Current version: 0.2, 8/15/2015

BDMPI is a message passing library and associated runtime system for developing out-of-core distributed computing applications for problems whose aggregate memory requirements exceed the amount of memory that is available on the underlying computing cluster. BDMPI is based on the Message Passing Interface (MPI) and provides a subset of MPI's API along with some extensions that are designed for BDMPI's memory and execution model.

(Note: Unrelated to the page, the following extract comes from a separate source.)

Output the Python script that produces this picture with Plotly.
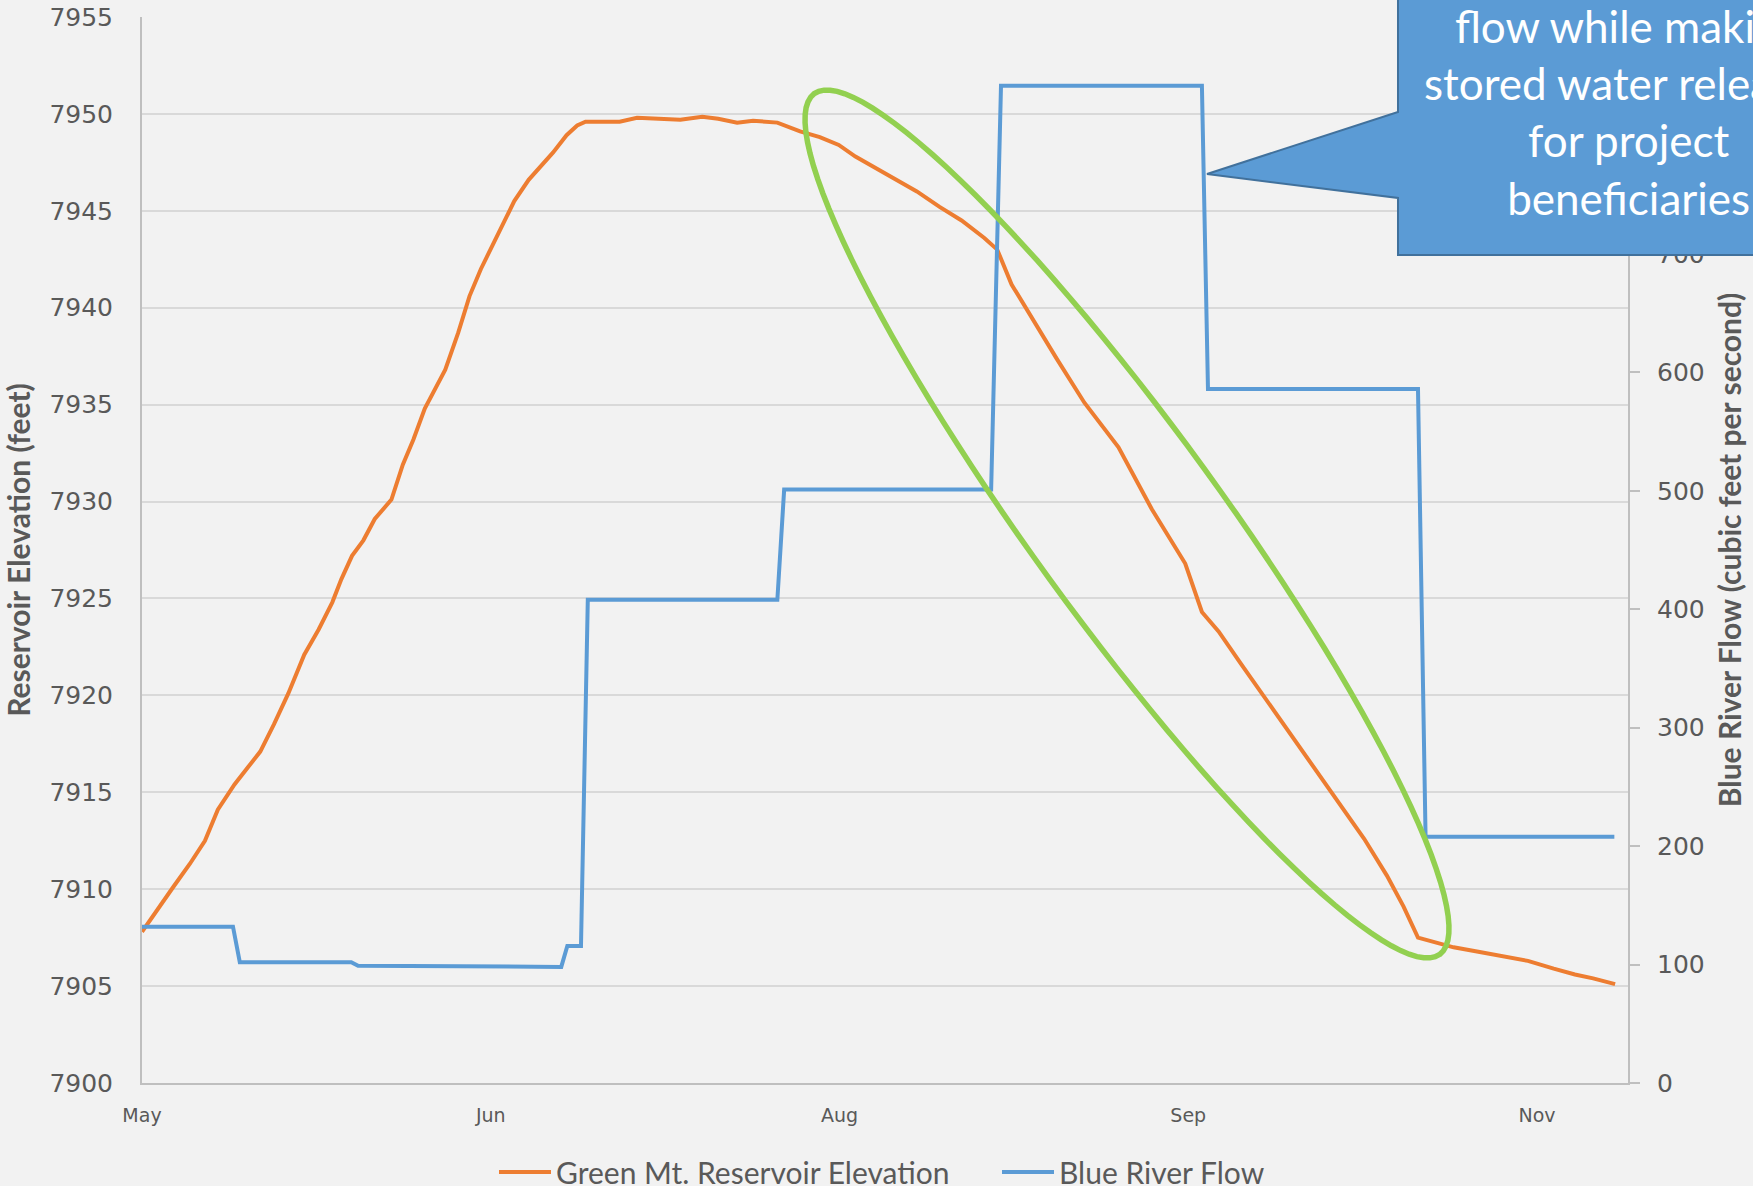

A BDMPI-based application is a standard memory-scalable parallel MPI program that was developed assuming that the underlying system has enough computational nodes to allow for the in-memory execution of the computations. This program is then executed using a sufficiently large number of processes so that the per-process memory fits within the physical memory available on the underlying computational node(s). BDMPI maps one or more of these processes to the computational nodes by relying on the OS's virtual memory management to accommodate the aggregate amount of memory required by them. BDMPI prevents memory thrashing by coordinating the execution of these processes using node-level co-operative multi-tasking that limits the number of processes that can be running at any given time. This ensures that the currently running process(es) can establish and retain memory residency and thus achieve efficient execution. BDMPI exploits the natural blocking points that exist in MPI programs to transparently schedule the co-operative execution of the different processes. In addition, BDMPI's implementation of MPI's communication operations is done so that to maximize the time over which a process can execute between successive blocking points. This allows it to amortize the cost of loading data from disk over the maximal amount of computations that can be performed.

Since BDMPI is based on the standard MPI library, it also provides a framework that allows the automated out-of-core execution of existing MPI applications. BDMPI is implemented in such a way so that to be a drop-in replacement of existing MPI implementations and allow existing codes that utilize the subset of MPI functions implemented by BDMPI to compile unchanged.